Water, Fluidity & “Sea-nema”: An Analysis of Hayao Miyazaki’s Ponyo on the Cliff by the Sea (2008)
- RG
- 2 août 2024
- 14 min de lecture
Dernière mise à jour : 11 mai
Cet essai de recherche a été soumis au département des études filmiques (Department of Film Studies) de l'Université de St Andrews. Il est entièrement rédigé en anglais et respecte les normes bibliographiques de style Chicago.

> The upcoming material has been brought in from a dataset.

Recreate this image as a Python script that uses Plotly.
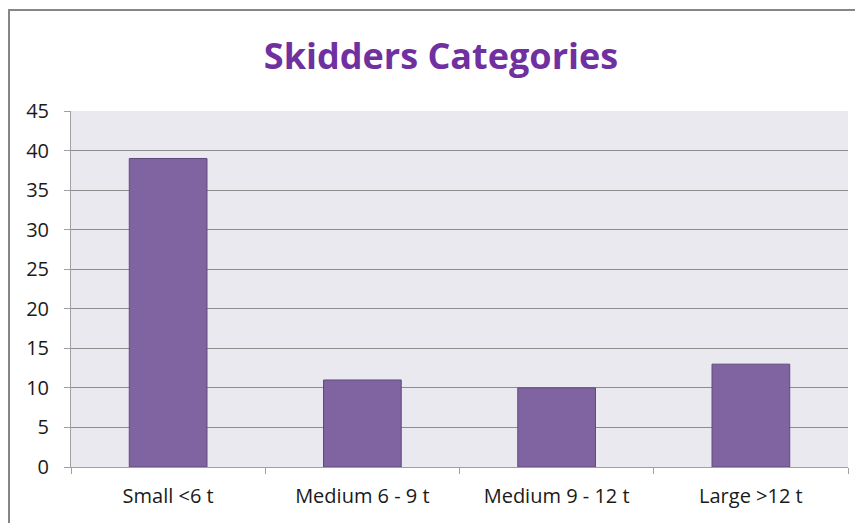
import plotly.graph_objects as go

categories = ["Small <6 t", "Medium 6 - 9 t", "Medium 9 - 12 t", "Large >12 t"]
values = [39, 11, 10, 13]
y_ticks = [0, 5, 10, 15, 20, 25, 30, 35, 40, 45]

# page has an 8px body margin; figure is sized to fill the remaining window
W, H = 855, 515
L, R, T, B = 63, 15, 103, 56

fig = go.Figure()
fig.add_trace(go.Bar(
    x=categories, y=values,
    marker=dict(color="#8064A2", line=dict(color="#5E4A7A", width=1)),
    width=0.40,
))

pw = W - L - R
ph = H - T - B
fig.add_shape(type="rect", xref="paper", yref="paper",
              x0=(1 - L) / pw, x1=(W + 20 - L) / pw, y0=-0.3, y1=(H - B - 2) / ph,
              line=dict(color="#868686", width=2), fillcolor="rgba(0,0,0,0)", layer="below")

font_family = "'Open Sans', Lato, sans-serif"
fig.update_layout(
    width=W, height=H,
    margin=dict(l=L, r=R, t=T, b=B),
    paper_bgcolor="white",
    plot_bgcolor="#EBE9F0",
    showlegend=False,
    title=dict(text="<b>Skidders Categories</b>", x=433 / W, xref="container", xanchor="center",
               y=1 - 48 / H, yref="container", yanchor="middle",
               font=dict(family=font_family, size=36, color="#7030A0")),
    font=dict(family=font_family, size=20, color="#1a1a1a"),
)
fig.update_yaxes(range=[0, 45], tickvals=y_ticks, showgrid=True, gridcolor="#8C8C8C", gridwidth=1,
                 showline=True, linecolor="#A0A0A0", linewidth=1, ticks="outside", ticklen=6,
                 tickcolor="#A0A0A0", zeroline=False, ticklabelstandoff=11)
fig.update_xaxes(showline=True, linecolor="#A0A0A0", linewidth=1, ticks="outside", ticklen=6,
                 tickcolor="#A0A0A0", tickson="boundaries", showgrid=False, ticklabelstandoff=11)

fig.write_html("out.html")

In her short essay, Erika Balsom recounts Sigmund Freud’s discussion of the “oceanic feeling”, a notion coined by Romain Rolland in a 1927 letter addressed to the psychoanalyst. As she defines it as “the sensation of an unbreakable bond between oneself and the outside[1]”, she writes: “Rather than any assertion of autonomy or mastery, oceanic feeling is a quasi sublime state in which the integrity of the self is lost, or at least compromised, in a sense of limitlessness, unboundedness, and interconnectedness.[2]” Conjuring it up as the metaphor to describe this stormy vertigo inside the self when they are facing nature and its manifestations, the ocean seems to embody an object of both torment and fascination for the subject, mirroring the ambivalence of the human stance towards the ecosystem. Similarly, the oceanic feeling is revealing of this old dissociation of nature and humanity, underlying the dichotomous dialectics of the human interiority and the environmental exteriority that remain at stake in our culture. For the longest time, humanity has tried to hold control on salted water (thinking for instance about Hugo Grotius’ Mare Liberum published in 1609, dealing with seafaring trade), to understand this enigmatic force, to tame it and thereby to colonise it, always seeking practices to know
“the power and action of fire, water, air, stars, the heavens, and all the other bodies that are around us as distinctly as we know the different trades of our craftsmen, [so that] we could put them to all the uses for which they are suited and thus make ourselves as it were the masters and possessors of nature[3]”,
according to Descartes’ words. This human desire of both theoretically and practically reigning over biodiversity culminated when humankind entered a new epoch of human domination characterised by utilitarian “philosophy” and massive ecological destructions affecting the atmosphere more than two thousand years ago: the Anthropocene. Victims of overfishing, pollution and acidification, oceans and seas continue to be spaces of political naval battles. Yet, apart from this instrumentalisation, the intriguing nature of water also spawned an abundant imagery of aquatic artistic representations, generating a torrent of seascapes and marine representations in the visual culture. As Nicole Starosielski relates, after seeing the ocean as “a site over which cultural politics and tension unfolded, [underwater cinema] began to frame the aquatic landscape as our neighborhood, an episteme that has become foundational to modern marine environmental discourse.[4]” Hayao Miyazaki, whose work is known for conveying ecological messages denouncing the world’s current failure of sustainability and lack of regard to nature, follows this late tradition. In Ponyo on the Cliff by the Sea, the director prompts the audience to review the conception of seascapes as mere inert, unliving territories by encouraging us to delve into deep waters in the company of little eponymous heroine Ponyo, an ambiguous being half-fish half-little girl who meets five-year-old human Sōsuke, after having escaped her original marine habitat. For it plays on stunning aesthetics of the flowing element, the film suggests an alternative understanding of water dynamics in response to the reifying anthropocentric discursive frameworks.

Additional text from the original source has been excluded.